Task instructions: Begin with the first line of the material and copy each line word for word through the line that contains "plt.rcParams['font.family'] = ['Liberation"; the pictures are left out.

Data lines:
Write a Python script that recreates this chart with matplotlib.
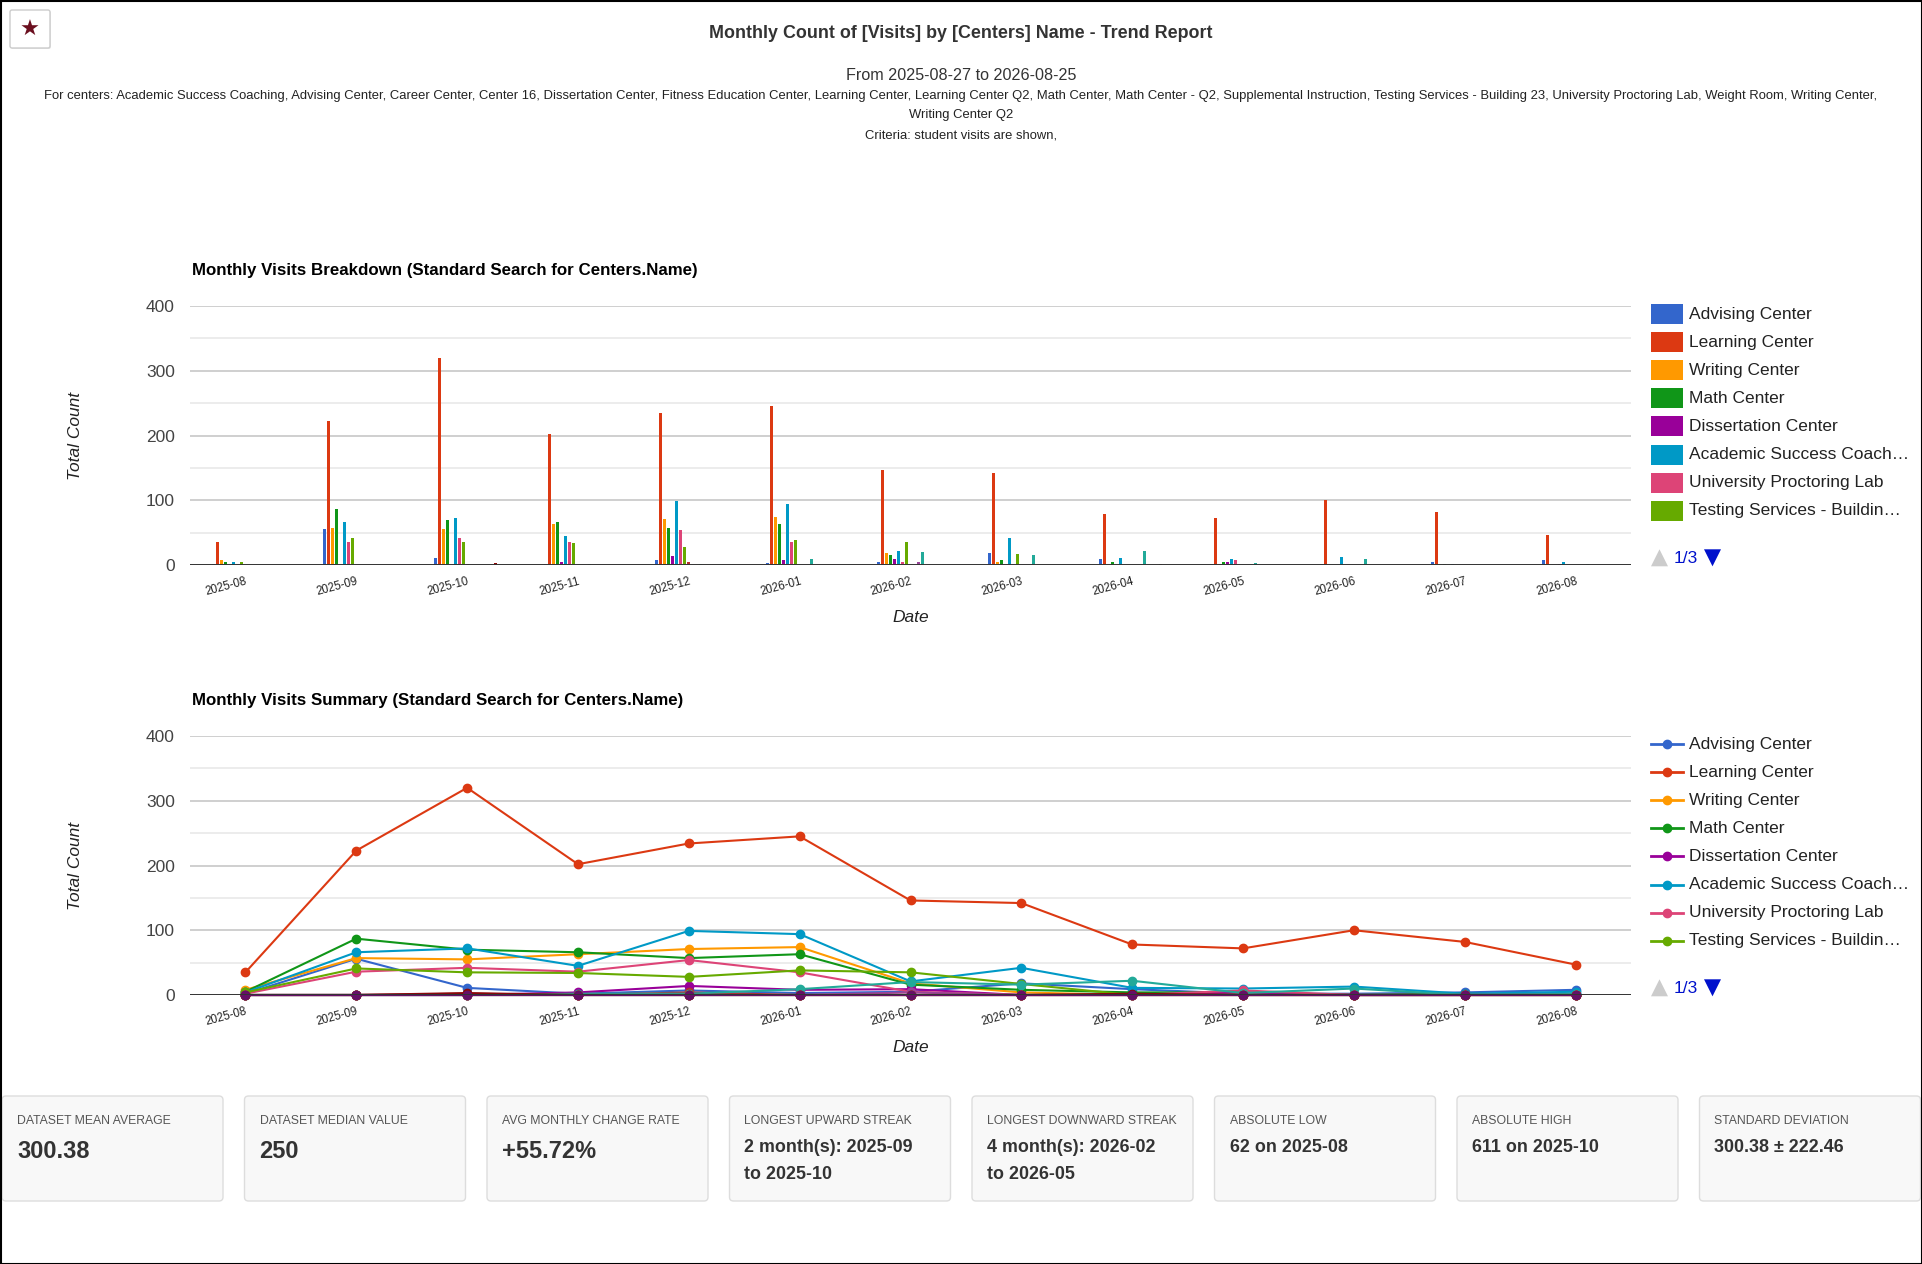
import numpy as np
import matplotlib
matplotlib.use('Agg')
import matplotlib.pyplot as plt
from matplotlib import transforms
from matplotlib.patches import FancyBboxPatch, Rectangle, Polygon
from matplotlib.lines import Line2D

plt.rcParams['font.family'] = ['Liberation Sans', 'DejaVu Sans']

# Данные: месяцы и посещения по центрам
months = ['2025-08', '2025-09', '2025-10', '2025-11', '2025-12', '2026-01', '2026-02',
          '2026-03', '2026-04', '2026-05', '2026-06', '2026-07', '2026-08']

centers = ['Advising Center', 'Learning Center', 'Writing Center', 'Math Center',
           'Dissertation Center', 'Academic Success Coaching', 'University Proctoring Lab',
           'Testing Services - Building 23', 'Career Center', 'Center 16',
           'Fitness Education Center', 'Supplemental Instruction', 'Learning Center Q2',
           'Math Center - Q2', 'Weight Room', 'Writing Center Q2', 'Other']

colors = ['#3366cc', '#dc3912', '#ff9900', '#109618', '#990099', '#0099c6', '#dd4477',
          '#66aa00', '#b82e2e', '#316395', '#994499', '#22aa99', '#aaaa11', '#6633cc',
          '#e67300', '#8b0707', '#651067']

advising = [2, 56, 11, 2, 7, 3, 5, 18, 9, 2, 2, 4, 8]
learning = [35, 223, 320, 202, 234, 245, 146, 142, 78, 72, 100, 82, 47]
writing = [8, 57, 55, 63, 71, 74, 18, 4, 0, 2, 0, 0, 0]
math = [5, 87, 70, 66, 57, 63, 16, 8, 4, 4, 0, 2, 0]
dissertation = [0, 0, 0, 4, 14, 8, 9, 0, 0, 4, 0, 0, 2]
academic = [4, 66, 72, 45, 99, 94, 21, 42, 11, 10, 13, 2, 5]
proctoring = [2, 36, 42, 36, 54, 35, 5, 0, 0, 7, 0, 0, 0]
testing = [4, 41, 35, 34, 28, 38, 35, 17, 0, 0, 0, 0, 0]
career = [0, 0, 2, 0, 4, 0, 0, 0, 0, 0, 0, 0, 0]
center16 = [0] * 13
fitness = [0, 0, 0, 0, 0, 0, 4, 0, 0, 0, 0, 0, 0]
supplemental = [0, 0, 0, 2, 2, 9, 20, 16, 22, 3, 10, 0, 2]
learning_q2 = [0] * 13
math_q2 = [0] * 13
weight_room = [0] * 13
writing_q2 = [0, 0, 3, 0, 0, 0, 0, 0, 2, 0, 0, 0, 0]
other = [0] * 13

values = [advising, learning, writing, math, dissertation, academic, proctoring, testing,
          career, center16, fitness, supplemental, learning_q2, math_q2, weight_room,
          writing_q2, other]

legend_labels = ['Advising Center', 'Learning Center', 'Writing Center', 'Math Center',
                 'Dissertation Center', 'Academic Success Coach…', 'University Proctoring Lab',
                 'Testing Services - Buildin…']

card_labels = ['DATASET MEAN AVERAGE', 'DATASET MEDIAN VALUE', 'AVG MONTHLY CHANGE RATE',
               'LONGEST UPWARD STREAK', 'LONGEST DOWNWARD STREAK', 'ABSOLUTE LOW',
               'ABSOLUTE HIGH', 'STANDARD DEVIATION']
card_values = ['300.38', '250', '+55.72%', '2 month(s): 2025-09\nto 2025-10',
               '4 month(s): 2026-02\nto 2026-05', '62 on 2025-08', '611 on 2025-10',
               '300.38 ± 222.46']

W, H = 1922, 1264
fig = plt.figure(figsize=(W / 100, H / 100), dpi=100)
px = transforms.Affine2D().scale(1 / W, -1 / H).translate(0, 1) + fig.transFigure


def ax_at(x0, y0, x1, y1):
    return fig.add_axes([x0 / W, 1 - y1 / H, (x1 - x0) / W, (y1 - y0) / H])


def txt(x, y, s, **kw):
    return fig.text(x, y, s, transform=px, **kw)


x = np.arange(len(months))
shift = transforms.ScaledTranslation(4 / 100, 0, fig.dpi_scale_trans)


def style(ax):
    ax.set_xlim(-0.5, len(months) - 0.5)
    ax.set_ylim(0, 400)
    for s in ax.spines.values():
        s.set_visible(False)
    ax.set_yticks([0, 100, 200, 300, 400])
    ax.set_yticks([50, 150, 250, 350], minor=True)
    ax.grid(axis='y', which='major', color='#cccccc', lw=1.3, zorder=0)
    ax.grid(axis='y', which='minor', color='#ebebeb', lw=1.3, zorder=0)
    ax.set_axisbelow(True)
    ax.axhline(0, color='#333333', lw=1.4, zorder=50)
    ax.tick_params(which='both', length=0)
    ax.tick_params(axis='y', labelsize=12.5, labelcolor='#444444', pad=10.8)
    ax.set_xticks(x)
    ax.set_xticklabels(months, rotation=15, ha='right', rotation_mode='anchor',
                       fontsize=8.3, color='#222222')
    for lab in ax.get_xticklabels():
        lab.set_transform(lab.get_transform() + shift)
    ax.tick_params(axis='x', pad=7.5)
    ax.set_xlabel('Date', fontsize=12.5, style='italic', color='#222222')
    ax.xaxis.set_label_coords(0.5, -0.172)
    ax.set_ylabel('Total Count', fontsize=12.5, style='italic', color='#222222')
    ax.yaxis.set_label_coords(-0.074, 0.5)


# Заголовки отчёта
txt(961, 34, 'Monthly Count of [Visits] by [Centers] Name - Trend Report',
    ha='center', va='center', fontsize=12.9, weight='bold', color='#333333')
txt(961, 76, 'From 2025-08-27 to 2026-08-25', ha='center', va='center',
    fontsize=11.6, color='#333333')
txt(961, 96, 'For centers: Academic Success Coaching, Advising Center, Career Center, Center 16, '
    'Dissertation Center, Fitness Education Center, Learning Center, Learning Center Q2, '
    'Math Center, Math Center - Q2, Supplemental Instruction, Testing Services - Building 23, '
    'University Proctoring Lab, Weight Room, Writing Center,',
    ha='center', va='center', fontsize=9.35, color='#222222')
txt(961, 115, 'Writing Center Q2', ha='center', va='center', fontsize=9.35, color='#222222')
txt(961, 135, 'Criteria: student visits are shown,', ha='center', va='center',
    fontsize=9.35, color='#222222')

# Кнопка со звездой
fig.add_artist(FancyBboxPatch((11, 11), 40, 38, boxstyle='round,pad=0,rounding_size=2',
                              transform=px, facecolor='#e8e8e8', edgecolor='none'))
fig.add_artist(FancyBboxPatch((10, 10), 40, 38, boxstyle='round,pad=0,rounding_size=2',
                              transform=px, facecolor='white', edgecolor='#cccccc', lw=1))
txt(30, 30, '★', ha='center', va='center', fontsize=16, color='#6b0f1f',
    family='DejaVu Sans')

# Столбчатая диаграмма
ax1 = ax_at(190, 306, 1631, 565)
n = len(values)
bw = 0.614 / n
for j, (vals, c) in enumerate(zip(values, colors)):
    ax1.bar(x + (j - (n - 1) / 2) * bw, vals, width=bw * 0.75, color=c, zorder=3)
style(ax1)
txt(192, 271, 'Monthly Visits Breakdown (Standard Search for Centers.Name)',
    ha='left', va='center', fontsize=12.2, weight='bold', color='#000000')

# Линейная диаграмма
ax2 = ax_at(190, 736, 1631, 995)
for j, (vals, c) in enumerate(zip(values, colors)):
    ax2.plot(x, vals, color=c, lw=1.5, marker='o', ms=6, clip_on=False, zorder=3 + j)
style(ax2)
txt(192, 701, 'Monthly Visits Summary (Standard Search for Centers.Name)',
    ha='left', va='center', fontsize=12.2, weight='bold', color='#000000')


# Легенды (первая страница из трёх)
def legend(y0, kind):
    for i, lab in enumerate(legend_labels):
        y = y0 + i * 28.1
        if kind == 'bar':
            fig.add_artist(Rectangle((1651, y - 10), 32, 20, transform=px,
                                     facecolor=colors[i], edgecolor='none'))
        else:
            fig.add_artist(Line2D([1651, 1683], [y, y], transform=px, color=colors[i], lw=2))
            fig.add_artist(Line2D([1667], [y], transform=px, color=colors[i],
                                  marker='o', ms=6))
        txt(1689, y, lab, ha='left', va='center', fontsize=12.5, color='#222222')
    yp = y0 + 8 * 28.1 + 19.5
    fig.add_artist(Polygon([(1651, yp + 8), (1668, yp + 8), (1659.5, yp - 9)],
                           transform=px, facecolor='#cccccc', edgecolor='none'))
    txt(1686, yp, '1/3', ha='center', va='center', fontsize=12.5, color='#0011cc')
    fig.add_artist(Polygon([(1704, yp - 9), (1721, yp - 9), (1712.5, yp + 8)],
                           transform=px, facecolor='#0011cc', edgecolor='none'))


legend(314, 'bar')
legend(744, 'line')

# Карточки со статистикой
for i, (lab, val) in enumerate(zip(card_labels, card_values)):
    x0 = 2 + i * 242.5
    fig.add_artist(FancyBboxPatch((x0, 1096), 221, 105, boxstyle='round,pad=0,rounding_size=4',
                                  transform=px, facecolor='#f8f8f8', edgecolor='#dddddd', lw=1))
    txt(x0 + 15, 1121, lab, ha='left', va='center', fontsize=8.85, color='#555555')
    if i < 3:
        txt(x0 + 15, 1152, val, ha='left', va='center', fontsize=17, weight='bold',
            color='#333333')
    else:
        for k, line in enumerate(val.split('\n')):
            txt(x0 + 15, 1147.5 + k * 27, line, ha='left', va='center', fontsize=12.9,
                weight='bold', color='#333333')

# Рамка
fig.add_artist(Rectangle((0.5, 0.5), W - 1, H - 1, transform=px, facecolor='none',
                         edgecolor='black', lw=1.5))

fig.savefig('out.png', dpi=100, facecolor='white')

Full solution:
Write a Python script that recreates this chart with matplotlib.
import numpy as np
import matplotlib
matplotlib.use('Agg')
import matplotlib.pyplot as plt
from matplotlib import transforms
from matplotlib.patches import FancyBboxPatch, Rectangle, Polygon
from matplotlib.lines import Line2D

plt.rcParams['font.family'] = ['Liberation Sans', 'DejaVu Sans']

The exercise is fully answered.